Without crude oil that is the basis for most of the products now in society, citizens of developing nations may never be able to enjoy the abundant lifestyles available to wealthier countries.
As California is attempting to lead the world toward zero crude oil production, worldwide efforts to meet the supply chain demands of extracting 4 billion gallons of crude oil every day from this planet, there may be shortages and inflation in perpetuity to continue to make all the products of our materialistic society, being enjoyed by the current residents in the wealthier countries on this planet.
Meanwhile, the list of conundrums surrounding California’s EV mandate is growing:
Lack of a sufficient number of buyers outside the elite profile of existing EV owners.
The Government’s lack of ethical, moral, and social responsibilities, by encouraging the social injustice of subsidies for well-off people who can afford EVs, continues exploiting the human rights of workers with yellow, brown, and black skin in the supply chain that are mining for exotic minerals and metals in poorer developing countries to support the green movement in wealthy countries.
Conditions have grown so dire for the supply chain of raw materials needed for EV batteries that Washington is cracking down on EV components that have links to Chinese Uyghur slave labor that are helping to build EVs.
Due to EV battery fire potentials, questionable means of transporting EVs from foreign manufacturers to the USA consumers.
Concerns about occasional electricity from wind and solar being able to charge EV batteries.
The limited life of the EV battery compared with conventional vehicles, the limitations of EVs during emergencies such as fires, floods, and power blackouts.
China restricting exports of graphite, a key mineral used for making EV batteries.
Automakers will continue to face challenging supply chain issues to make all the parts and components of EVs as the supply of oil derivatives manufactured from crude oil will be in shorter supply.
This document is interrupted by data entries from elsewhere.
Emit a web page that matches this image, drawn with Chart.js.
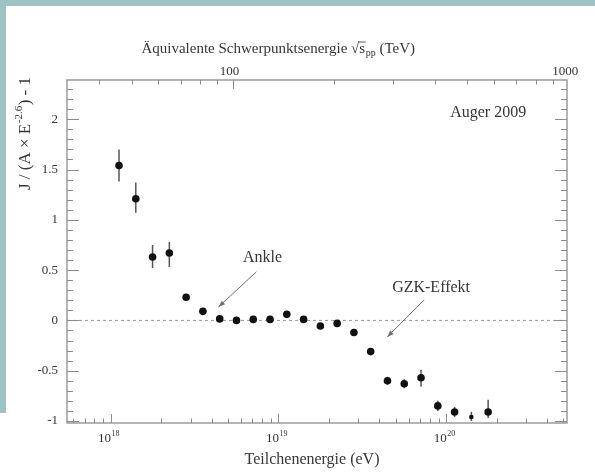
<!DOCTYPE html>
<html>
<head>
<meta charset="utf-8">
<script src="https://cdn.jsdelivr.net/npm/chart.js@4.4.0/dist/chart.umd.min.js"></script>
<style>
html, body { margin: 0; padding: 0; background: #fff; }
#wrap { position: relative; width: 595px; height: 472px; overflow: hidden; }
.band { position: absolute; background: #9ec3c3; }
canvas { position: absolute; left: 0; top: 0; filter: blur(0.4px); }
</style>
</head>
<body>
<div id="wrap">
  <div class="band" style="left:0;top:0;width:595px;height:6px"></div>
  <div class="band" style="left:0;top:0;width:6px;height:413px"></div>
  <canvas id="chart" width="595" height="472"></canvas>
</div>
<script>
// log10 of the particle energy (eV)
const logEnergy = [18.05, 18.15, 18.25, 18.35, 18.45, 18.55, 18.65, 18.75, 18.85, 18.95,
                   19.05, 19.15, 19.25, 19.35, 19.45, 19.55, 19.65, 19.75, 19.85, 19.95,
                   20.05, 20.15, 20.25];
// J / (A x E^-2.6) - 1
const residual = [1.54, 1.21, 0.63, 0.67, 0.23, 0.09, 0.015, 0.0, 0.01, 0.01,
                  0.06, 0.01, -0.055, -0.03, -0.12, -0.31, -0.60, -0.63, -0.57, -0.85,
                  -0.91, -0.96, -0.91];
const errUp = [0.16, 0.16, 0.12, 0.11, 0.03, 0.02, 0.015, 0.015, 0.015, 0.015,
               0.015, 0.015, 0.02, 0.02, 0.03, 0.035, 0.04, 0.045, 0.08, 0.05,
               0.05, 0.05, 0.12];
const errDown = [0.16, 0.14, 0.11, 0.14, 0.03, 0.02, 0.015, 0.015, 0.015, 0.015,
                 0.015, 0.015, 0.02, 0.02, 0.03, 0.035, 0.04, 0.045, 0.09, 0.05,
                 0.05, 0.04, 0.06];

const yTicks = [-1, -0.5, 0, 0.5, 1, 1.5, 2];
const xDecades = [18, 19, 20];
const sqrtsLabels = [100, 1000];

const notes = [
  { text: "Ankle", x: 18.905, y: 0.62, tail: [18.869, 0.483], tip: [18.643, 0.134] },
  { text: "GZK-Effekt", x: 19.91, y: 0.32, tail: [19.869, 0.204], tip: [19.649, -0.164] },
  { text: "Auger 2009", x: 20.25, y: 2.06 }
];

const FONT = '"Liberation Serif", "DejaVu Serif", serif';
const TEXT = "#363636";
const LINE = "#8c8c8c";

// equivalent pp centre-of-mass energy (TeV) -> log10 E(eV), fixed target
function sqrtsToLogE(s) { return 2 * Math.log10(s) + 24 - Math.log10(2 * 0.938e9); }

const decor = {
  id: "decor",
  beforeDatasetsDraw(chart) {
    const ctx = chart.ctx, ca = chart.chartArea;
    const xs = chart.scales.x, ys = chart.scales.y;
    ctx.save();
    // zero line
    ctx.strokeStyle = "#9a9a9a";
    ctx.lineWidth = 1;
    ctx.setLineDash([3, 3]);
    const y0 = ys.getPixelForValue(0);
    ctx.beginPath(); ctx.moveTo(ca.left, y0); ctx.lineTo(ca.right, y0); ctx.stroke();
    ctx.setLineDash([]);
    // error bars
    ctx.strokeStyle = "#555";
    ctx.lineWidth = 1.5;
    logEnergy.forEach((l, i) => {
      const px = xs.getPixelForValue(Math.pow(10, l));
      ctx.beginPath();
      ctx.moveTo(px, ys.getPixelForValue(residual[i] + errUp[i]));
      ctx.lineTo(px, ys.getPixelForValue(residual[i] - errDown[i]));
      ctx.stroke();
    });
    ctx.restore();
  },
  afterDraw(chart) {
    const ctx = chart.ctx, ca = chart.chartArea;
    const xs = chart.scales.x, ys = chart.scales.y;
    const xMinL = Math.log10(xs.min), xMaxL = Math.log10(xs.max);
    ctx.save();
    ctx.strokeStyle = LINE;
    ctx.lineWidth = 1.3;
    ctx.strokeRect(ca.left, ca.top, ca.right - ca.left, ca.bottom - ca.top);

    ctx.lineWidth = 1;
    ctx.beginPath();
    // y ticks on both sides
    for (let k = -10; k <= 23; k++) {
      const v = k / 10;
      if (v < ys.min || v > ys.max) continue;
      const py = Math.round(ys.getPixelForValue(v)) + 0.5;
      const len = k % 5 === 0 ? 12 : 6;
      ctx.moveTo(ca.left, py); ctx.lineTo(ca.left + len, py);
      ctx.moveTo(ca.right, py); ctx.lineTo(ca.right - len, py);
    }
    // bottom log ticks
    for (let d = 17; d <= 20; d++) {
      for (let m = 1; m <= 9; m++) {
        const l = d + Math.log10(m);
        if (l < xMinL || l > xMaxL) continue;
        const px = Math.round(xs.getPixelForValue(m * Math.pow(10, d))) + 0.5;
        const len = m === 1 ? 9 : 4.5;
        ctx.moveTo(px, ca.bottom); ctx.lineTo(px, ca.bottom - len);
      }
    }
    // top sqrt(s) ticks
    for (let d = 1; d <= 3; d++) {
      for (let m = 1; m <= 9; m++) {
        const l = sqrtsToLogE(m * Math.pow(10, d));
        if (l < xMinL || l > xMaxL) continue;
        const px = Math.round(xs.getPixelForValue(Math.pow(10, l))) + 0.5;
        const len = m === 1 ? 9 : 4.5;
        ctx.moveTo(px, ca.top); ctx.lineTo(px, ca.top + len);
      }
    }
    ctx.stroke();

    ctx.fillStyle = TEXT;
    // y tick labels
    ctx.font = "13px " + FONT;
    ctx.textAlign = "right";
    ctx.textBaseline = "middle";
    yTicks.forEach(v => ctx.fillText(String(v), ca.left - 9, ys.getPixelForValue(v)));

    // bottom decade labels with superscript
    ctx.textBaseline = "alphabetic";
    ctx.textAlign = "left";
    xDecades.forEach(d => {
      const px = xs.getPixelForValue(Math.pow(10, d));
      ctx.font = "13px " + FONT;
      const w1 = ctx.measureText("10").width;
      ctx.font = "8px " + FONT;
      const w2 = ctx.measureText(String(d)).width;
      const x0 = px - 2 - (w1 + w2) / 2;
      ctx.font = "13px " + FONT;
      ctx.fillText("10", x0, ca.bottom + 19);
      ctx.font = "8px " + FONT;
      ctx.fillText(String(d), x0 + w1 + 0.5, ca.bottom + 13);
    });

    // top labels
    ctx.font = "13px " + FONT;
    ctx.textAlign = "center";
    sqrtsLabels.forEach(s => {
      const px = xs.getPixelForValue(Math.pow(10, sqrtsToLogE(s)));
      ctx.fillText(String(s), px - 3, ca.top - 5);
    });

    // top axis title
    ctx.textAlign = "left";
    const t1 = "Äquivalente Schwerpunktsenergie √s";
    const t2 = " (TeV)";
    ctx.font = "15px " + FONT; const w1 = ctx.measureText(t1).width;
    ctx.font = "10px " + FONT; const w2 = ctx.measureText("pp").width;
    ctx.font = "15px " + FONT; const w3 = ctx.measureText(t2).width;
    const tx = (ca.left + ca.right) / 2 - 39 - (w1 + w2 + w3) / 2;
    const tb = 53;
    ctx.fillText(t1, tx, tb);
    const sw = ctx.measureText("s").width;
    ctx.beginPath();
    ctx.strokeStyle = TEXT; ctx.lineWidth = 0.8;
    ctx.moveTo(tx + w1 - sw - 1, tb - 11); ctx.lineTo(tx + w1 + 0.5, tb - 11); ctx.stroke();
    ctx.font = "10px " + FONT;
    ctx.fillText("pp", tx + w1 + 0.5, tb + 3);
    ctx.font = "15px " + FONT;
    ctx.fillText(t2, tx + w1 + w2 + 0.5, tb);

    // bottom axis title
    ctx.font = "16px " + FONT;
    ctx.textAlign = "center";
    ctx.fillText("Teilchenenergie (eV)", (ca.left + ca.right) / 2 - 5, ca.bottom + 41);

    // y axis title (rotated)
    ctx.save();
    ctx.translate(30, 190);
    ctx.rotate(-Math.PI / 2);
    ctx.textAlign = "left";
    ctx.textBaseline = "alphabetic";
    const a = "J / (A × E", b = "-2.6", c = ") - 1";
    ctx.font = "17px " + FONT; ctx.fillText(a, 0, 0);
    let off = ctx.measureText(a).width;
    ctx.font = "11px " + FONT; ctx.fillText(b, off + 0.5, -8);
    off += ctx.measureText(b).width + 1;
    ctx.font = "17px " + FONT; ctx.fillText(c, off, 0);
    ctx.restore();

    // annotations
    ctx.font = "16px " + FONT;
    ctx.textAlign = "center";
    ctx.textBaseline = "middle";
    notes.forEach(n => {
      ctx.fillStyle = TEXT;
      ctx.fillText(n.text, xs.getPixelForValue(Math.pow(10, n.x)), ys.getPixelForValue(n.y));
      if (!n.tip) return;
      const x1 = xs.getPixelForValue(Math.pow(10, n.tail[0])), y1 = ys.getPixelForValue(n.tail[1]);
      const x2 = xs.getPixelForValue(Math.pow(10, n.tip[0])), y2 = ys.getPixelForValue(n.tip[1]);
      ctx.strokeStyle = "#6e6e6e"; ctx.lineWidth = 1;
      ctx.beginPath(); ctx.moveTo(x1, y1); ctx.lineTo(x2, y2); ctx.stroke();
      const ang = Math.atan2(y2 - y1, x2 - x1), hl = 7;
      ctx.fillStyle = "#6e6e6e";
      ctx.beginPath();
      ctx.moveTo(x2, y2);
      ctx.lineTo(x2 - hl * Math.cos(ang - 0.35), y2 - hl * Math.sin(ang - 0.35));
      ctx.lineTo(x2 - hl * Math.cos(ang + 0.35), y2 - hl * Math.sin(ang + 0.35));
      ctx.closePath(); ctx.fill();
    });
    ctx.restore();
  }
};

new Chart(document.getElementById("chart"), {
  type: "scatter",
  data: {
    datasets: [{
      label: "Auger 2009",
      data: logEnergy.map((l, i) => ({ x: Math.pow(10, l), y: residual[i] })),
      backgroundColor: "#111",
      borderWidth: 0,
      pointRadius: logEnergy.map((l, i) => (i === 21 ? 2.3 : 3.8))
    }]
  },
  options: {
    responsive: false,
    animation: false,
    layout: { padding: { left: 67, top: 80, right: 28, bottom: 49 } },
    plugins: { legend: { display: false }, tooltip: { enabled: false } },
    scales: {
      x: { type: "logarithmic", min: Math.pow(10, 17.74), max: Math.pow(10, 20.72), display: false },
      y: { type: "linear", min: -1.02, max: 2.39, display: false }
    }
  },
  plugins: [decor]
});
</script>
</body>
</html>
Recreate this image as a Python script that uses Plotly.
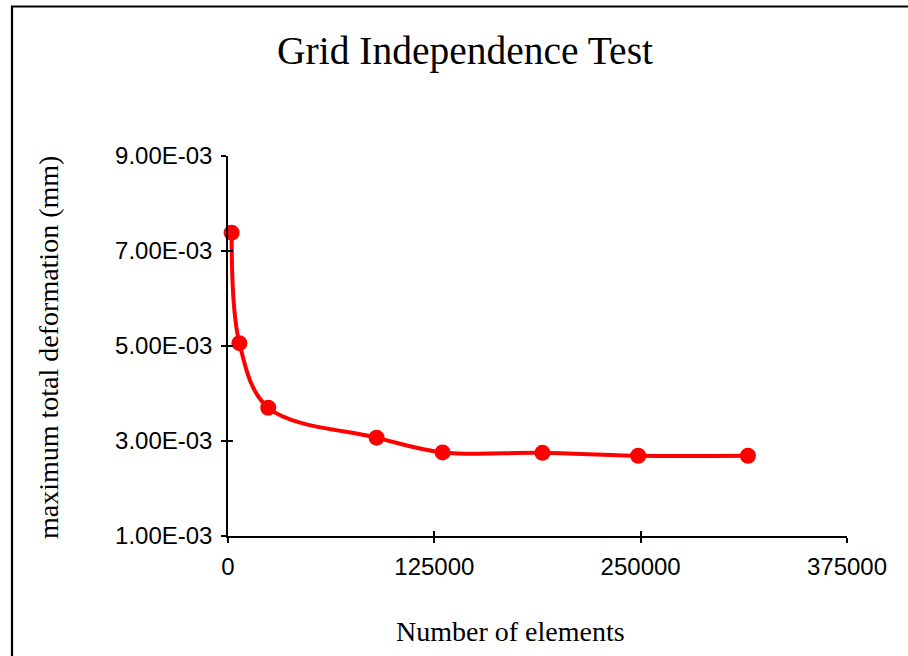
import plotly.graph_objects as go

# Data
elements = [2200, 6900, 24400, 90000, 130000, 190500, 248500, 315000]
max_deformation = [7.385e-3, 5.06e-3, 3.70e-3, 3.07e-3, 2.76e-3, 2.75e-3, 2.69e-3, 2.69e-3]
x_ticks = [0, 125000, 250000, 375000]
y_ticks = [1.0e-3, 3.0e-3, 5.0e-3, 7.0e-3, 9.0e-3]
y_tick_text = ["1.00E-03", "3.00E-03", "5.00E-03", "7.00E-03", "9.00E-03"]

fig = go.Figure()
fig.add_trace(go.Scatter(
    x=elements, y=max_deformation, mode="lines+markers",
    line=dict(color="#ff0000", width=4, shape="spline", smoothing=1),
    marker=dict(color="#ff0000", size=16),
    showlegend=False, cliponaxis=False,
))
# invisible trace for crossing ticks
fig.add_trace(go.Scatter(x=[None], y=[None], xaxis="x2", yaxis="y2", showlegend=False))

tick_font = dict(family="Liberation Sans, Arial, sans-serif", size=24, color="#000000")
serif = "Liberation Serif, Times New Roman, serif"

L, T = 228, 156
W_PLOT, H_PLOT = 619, 380

def px(xpage):
    return (xpage - L) / W_PLOT

def py(ypage):
    return (T + H_PLOT - ypage) / H_PLOT

fig.update_layout(
    width=908, height=656,
    margin=dict(l=L, r=908 - L - W_PLOT, t=T, b=656 - T - H_PLOT),
    paper_bgcolor="white", plot_bgcolor="white",
    title=dict(text="Grid Independence Test", x=465 / 908, xref="container", xanchor="center",
               y=1 - 50 / 656, yref="container", yanchor="middle",
               font=dict(family=serif, size=39.5, color="#000000")),
    xaxis=dict(range=[0, 375000], tickvals=x_ticks, ticktext=[str(v) for v in x_ticks],
               showgrid=False, zeroline=False, showline=True, linecolor="#000000", linewidth=1.5,
               ticks="outside", ticklen=5, tickwidth=1.5, tickcolor="#000000",
               tickfont=tick_font, ticklabelstandoff=3),
    yaxis=dict(range=[1.0e-3, 9.0e-3], tickvals=y_ticks, ticktext=y_tick_text,
               showgrid=False, zeroline=False, showline=True, linecolor="#000000", linewidth=1.5,
               ticks="outside", ticklen=5, tickwidth=1.5, tickcolor="#000000",
               tickfont=tick_font, ticklabelstandoff=4),
    xaxis2=dict(range=[0, 375000], tickvals=x_ticks, overlaying="x", anchor="y", side="bottom",
                showticklabels=False, showgrid=False, zeroline=False, showline=False,
                ticks="inside", ticklen=5, tickwidth=1.5, tickcolor="#000000"),
    yaxis2=dict(range=[1.0e-3, 9.0e-3], tickvals=y_ticks, overlaying="y", anchor="x", side="left",
                showticklabels=False, showgrid=False, zeroline=False, showline=False,
                ticks="inside", ticklen=5, tickwidth=1.5, tickcolor="#000000"),
    annotations=[
        dict(text="Number of elements", xref="paper", yref="paper",
             x=px(510.5), y=py(631), xanchor="center", yanchor="middle",
             showarrow=False, font=dict(family=serif, size=28, color="#000000")),
        dict(text="maximum total deformation (mm)", xref="paper", yref="paper",
             x=px(48), y=py(348), xanchor="center", yanchor="middle",
             textangle=-90, showarrow=False, font=dict(family=serif, size=28, color="#000000")),
    ],
    shapes=[
        dict(type="path", xref="paper", yref="paper",
             path=f"M {px(12)} {py(670)} L {px(12)} {py(6.5)} L {px(930)} {py(6.5)}",
             line=dict(color="#000000", width=2.2)),
    ],
)

fig.write_html("out.html", config={"displayModeBar": False},
               post_script="document.body.style.margin='0px';")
The typical car today is made with about 260 pounds of plastics.
The crude oil industry’s time in California is limited, and the oil-refining industry is behaving as any industry would in comparable circumstances by transitioning its operations away from gasoline to activities that will prove to be more profitable in the long run. And as crude oil supply falls further, much higher gasoline prices will become a way of life for Californians, as the conundrums associated with EV mandates may be growing.
Standard economic logic indicates that high California gas prices should encourage fuels supply to be shipped to California from other states. But this doesn’t happen because no other state formulates California’s unique gasoline blend.
In addition, the West Coast fuels market is isolated from other supply/demand centers as California is an energy island. The Sierra Mountains are a natural barrier that prevents the state from pipeline access to any of that excess oil. As such, the West Coast is susceptible to unexpected outages from West Coast refineries as it is unable to refill an unexpected loss in supply by quickly supplying additional products from outside of the region.
If gasoline is imported into California, which does occur when a California refinery goes offline for repair or maintenance, California typically imports gasoline via marine shipments, which usually take three to four weeks to deliver. To meet the demands of the fourth largest economy in the world, imports of gasoline into California come from sources that include India, South Korea, the United Kingdom, Russia, and New Brunswick, Canada. This process is expensive, and takes weeks for the fuel to arrive at California ports.
California’s regulatory and tax landscape has led to a steady drop in the number of California refineries. In the early 1980s, when California’s population was 24 million, there were 40 operating refineries in the state, which refined over 2.5 million barrels of crude oil per day. Forty years later, with a population of 39 million, the number of refineries dropped by 14, which refines less than 2 million barrels of crude oil per day currently. The reality is that gasoline and diesel supply is decreasing while demand is increasing; is fuel (no pun intended) for continuous price increases.
Refineries are also shutting down because California has imposed a new regulation that bans the sale of gas-powered cars and light trucks by 2035, and the State requires 35 percent of new car sales to be zero-emission vehicles by 2026. It makes no economic sense to invest in new capacity in a state that has de facto outlawed the industry’s existence in a few years.
In addition, refineries are also shutting down because there are incredibly lucrative state and federal tax incentives to produce biofuels, totaling a whopping $1 per gallon, and cease the manufacturing of gasoline and diesel. A Marathon refinery that had a crude oil refining capacity of 166,000 barrels per day is being retrofitted to produce biodiesel and is expected to be producing biofuel next year. Similarly, Global Clean Energy is converting a 66,000-barrel-per-day-capacity refinery in Bakersfield to biodiesel, and World Energy has invested $350 million to convert a 50,000-barrel-per-day-capacity refinery to biodiesel.
California regulators and legislators are getting what they want: less crude oil produced and consumed. And Californians, particularly low- and middle-income households, are paying a dear price for the preferences of those Tesla-driving legislators and regulators as fuel demand remains against a diminishing supply of gasoline and diesel.
You cannot build something from nothing. Thus, California’s EV conundrums will most likely grow as everything that needs electricity, and every infrastructure, has parts and components that are made from oil derivatives manufactured from crude oil, from the light bulb to the iPhone, defibrillator, and all the parts of toilets, spacecraft, and EVs.